Make-A-Wish Gifts Help Kids Avoid Hospitalizations, Study Suggests

LIFE MATTERS MEDIA STAFF

Seriously ill children who receive a gift from the Make-a-Wish Foundation may have lower hospital costs than sick children who don’t receive these presents, according to a new study published in the journal Pediatric Research.

The nonprofit grants wishes, or “life-changing” experiences, to children with terminal and life-threatening diseases.

Researchers compared unplanned hospital admissions and emergency room visits for nearly 500 patients at Nationwide Children’s Hospital in Columbus, Ohio between 2011 to 2016 to a control group of some 500 children with similar diseases who didn’t receive such experiences.

Participation in the Make-A-Wish program may provide children quality of life relief while reducing hospital visits and health care expenditures, according to researchers led by Dr.
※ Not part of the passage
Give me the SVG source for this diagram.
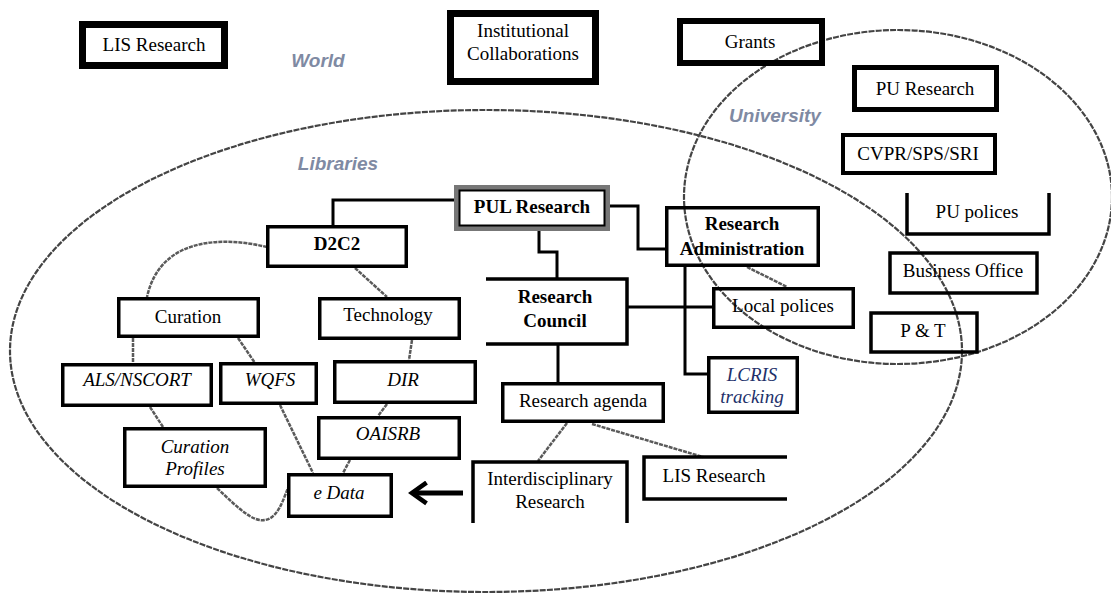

Anup Patel of Nationwide Children’s.

Patients who received a wish were 2.5 and 1.9 times more likely to have fewer unplanned hospital admissions and emergency department visits, respectively, according to the study.

“For the first time we are able to quantify the impact of a ‘wish’ using health care utilization data such as emergency department visits, hospitalizations, and costs,” Patel told Reuters Health in a statement. “It matters to patients and families, as we have shown that a ‘wish’ may allow the patient to be home more with their family, not miss school, and save families money in health care costs.”

In the United States and its territories, on average, a wish is granted every 34 minutes, according to the organization.